El divorcio entre la ciudadanía y la Justicia avanza en el día a día: la pérdida de credibilidad del tercer poder crece cuando ésta insiste en cambiar los hechos. Por poner apenas un ejemplo, adviértase que más de un tribunal intentó eliminar el instituto de la reincidencia, escudándose en que “nadie puede ser castigado dos veces por el mismo delito”.
Pero la lógica del ciudadano común es tozuda, y razona en que si alguien roba dos veces o mata a dos personas, no es el mismo hecho. Y así como si yo no pago la luz dos meses seguidos, me obligan a pagar los punitorios por los dos meses adeudados, análogamente si un delincuente roba o mata dos veces, el ciudadano raso cree que debe “pagar” doble. De testarudo, nomás. O porque por más que se fuerce judicialmente travestir los hechos, los hechos preceden al derecho. Y el derecho no se puede desentender de la realidad, de lo que es. Los hechos, perseverantes, se imponen.
El derecho sólo es útil socialmente si está involucrado con la moral colectiva. Esta crisis estructural se explica, en parte, por el positivismo jurídico que orienta las decisiones de los jueces. Por poner otro ejemplo, cuando se produce un homicidio, no se viola meramente una norma, tal como afirma el positivismo. Se arranca una vida, con su historia y sus proyectos. De allí la necesidad de regresar al realismo jurídico, en cuyo marco imperan el sentido común y los valores sostenidos por la comunidad. En vistas a este fin, la tecnocracia judicial debe respetar el compromiso democrático con el sistema de creencias vigente que anhela un orden institucional al servicio de la sociedad.
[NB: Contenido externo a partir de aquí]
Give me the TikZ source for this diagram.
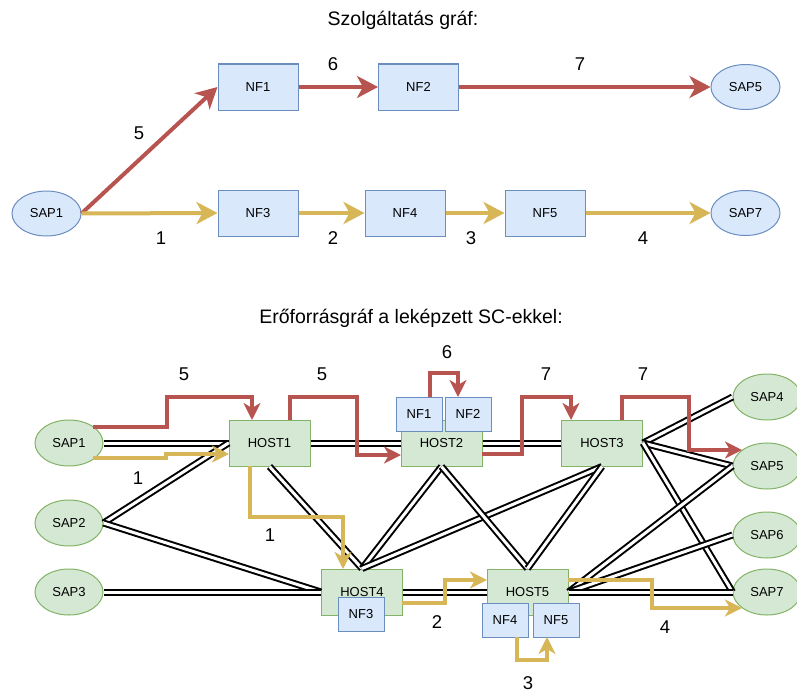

La urgencia de nuestro tiempo nos exige una forma diferente de ejercer la política, construyendo un nuevo paradigma con dos vertientes: por un lado, una que combata la impunidad, tanto de las “grandes causas” como de las “menores” a las que nos someten aquellos que viven al margen de la ley. Y por el otro, encarar un desafío colectivo que exija el rediseño del funcionamiento de la Justicia, dotándola de jueces, fiscales y defensores capaces de reconciliar la ley con lo justo, lo legal con lo legítimo.